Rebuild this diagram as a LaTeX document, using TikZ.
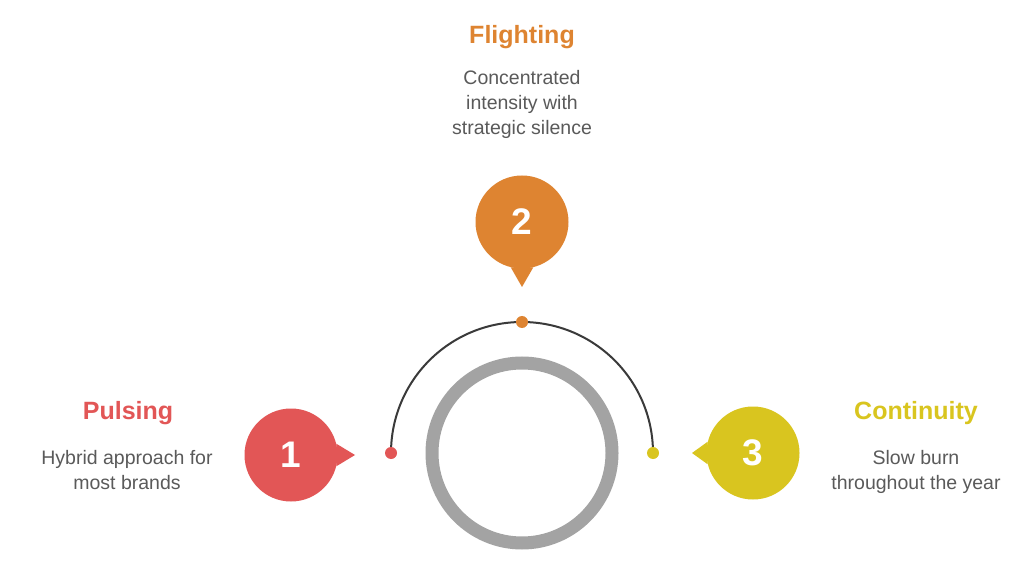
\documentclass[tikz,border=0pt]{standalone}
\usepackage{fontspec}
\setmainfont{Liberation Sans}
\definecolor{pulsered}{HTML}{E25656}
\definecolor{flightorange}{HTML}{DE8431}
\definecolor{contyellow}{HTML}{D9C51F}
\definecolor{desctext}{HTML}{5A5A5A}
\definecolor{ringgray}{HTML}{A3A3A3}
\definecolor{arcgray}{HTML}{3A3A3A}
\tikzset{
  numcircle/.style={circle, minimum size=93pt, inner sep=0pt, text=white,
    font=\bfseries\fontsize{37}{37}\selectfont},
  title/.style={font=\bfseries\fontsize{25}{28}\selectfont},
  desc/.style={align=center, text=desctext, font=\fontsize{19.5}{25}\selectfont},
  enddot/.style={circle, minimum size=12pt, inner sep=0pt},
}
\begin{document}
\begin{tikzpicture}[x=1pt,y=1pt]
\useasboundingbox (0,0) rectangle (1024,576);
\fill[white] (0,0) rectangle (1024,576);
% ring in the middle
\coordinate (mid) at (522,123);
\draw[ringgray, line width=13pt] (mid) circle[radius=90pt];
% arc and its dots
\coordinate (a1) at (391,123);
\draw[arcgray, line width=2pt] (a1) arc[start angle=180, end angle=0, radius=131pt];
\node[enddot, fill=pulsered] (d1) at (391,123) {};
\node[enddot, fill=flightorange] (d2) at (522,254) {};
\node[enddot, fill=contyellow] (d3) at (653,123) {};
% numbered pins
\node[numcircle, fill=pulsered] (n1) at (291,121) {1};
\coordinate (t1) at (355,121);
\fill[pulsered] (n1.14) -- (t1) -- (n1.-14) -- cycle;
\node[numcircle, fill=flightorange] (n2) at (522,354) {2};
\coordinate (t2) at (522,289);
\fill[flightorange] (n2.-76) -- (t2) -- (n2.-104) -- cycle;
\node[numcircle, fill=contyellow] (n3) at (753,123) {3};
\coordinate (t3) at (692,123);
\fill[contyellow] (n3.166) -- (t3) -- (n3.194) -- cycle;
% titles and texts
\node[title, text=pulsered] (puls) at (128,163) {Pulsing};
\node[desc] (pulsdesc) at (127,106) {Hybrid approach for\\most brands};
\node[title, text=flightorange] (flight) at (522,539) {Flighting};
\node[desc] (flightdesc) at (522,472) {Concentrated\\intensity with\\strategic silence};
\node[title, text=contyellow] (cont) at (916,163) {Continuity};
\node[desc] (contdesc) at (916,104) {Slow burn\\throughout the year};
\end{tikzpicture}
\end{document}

__________

▶ [Job]: Return each line from the material above exactly, but not the pictures.

▶ [Answer to the task]:
Rebuild this diagram as a LaTeX document, using TikZ.
\documentclass[tikz,border=0pt]{standalone}
\usepackage{fontspec}
\setmainfont{Liberation Sans}
\definecolor{pulsered}{HTML}{E25656}
\definecolor{flightorange}{HTML}{DE8431}
\definecolor{contyellow}{HTML}{D9C51F}
\definecolor{desctext}{HTML}{5A5A5A}
\definecolor{ringgray}{HTML}{A3A3A3}
\definecolor{arcgray}{HTML}{3A3A3A}
\tikzset{
  numcircle/.style={circle, minimum size=93pt, inner sep=0pt, text=white,
    font=\bfseries\fontsize{37}{37}\selectfont},
  title/.style={font=\bfseries\fontsize{25}{28}\selectfont},
  desc/.style={align=center, text=desctext, font=\fontsize{19.5}{25}\selectfont},
  enddot/.style={circle, minimum size=12pt, inner sep=0pt},
}
\begin{document}
\begin{tikzpicture}[x=1pt,y=1pt]
\useasboundingbox (0,0) rectangle (1024,576);
\fill[white] (0,0) rectangle (1024,576);
% ring in the middle
\coordinate (mid) at (522,123);
\draw[ringgray, line width=13pt] (mid) circle[radius=90pt];
% arc and its dots
\coordinate (a1) at (391,123);
\draw[arcgray, line width=2pt] (a1) arc[start angle=180, end angle=0, radius=131pt];
\node[enddot, fill=pulsered] (d1) at (391,123) {};
\node[enddot, fill=flightorange] (d2) at (522,254) {};
\node[enddot, fill=contyellow] (d3) at (653,123) {};
% numbered pins
\node[numcircle, fill=pulsered] (n1) at (291,121) {1};
\coordinate (t1) at (355,121);
\fill[pulsered] (n1.14) -- (t1) -- (n1.-14) -- cycle;
\node[numcircle, fill=flightorange] (n2) at (522,354) {2};
\coordinate (t2) at (522,289);
\fill[flightorange] (n2.-76) -- (t2) -- (n2.-104) -- cycle;
\node[numcircle, fill=contyellow] (n3) at (753,123) {3};
\coordinate (t3) at (692,123);
\fill[contyellow] (n3.166) -- (t3) -- (n3.194) -- cycle;
% titles and texts
\node[title, text=pulsered] (puls) at (128,163) {Pulsing};
\node[desc] (pulsdesc) at (127,106) {Hybrid approach for\\most brands};
\node[title, text=flightorange] (flight) at (522,539) {Flighting};
\node[desc] (flightdesc) at (522,472) {Concentrated\\intensity with\\strategic silence};
\node[title, text=contyellow] (cont) at (916,163) {Continuity};
\node[desc] (contdesc) at (916,104) {Slow burn\\throughout the year};
\end{tikzpicture}
\end{document}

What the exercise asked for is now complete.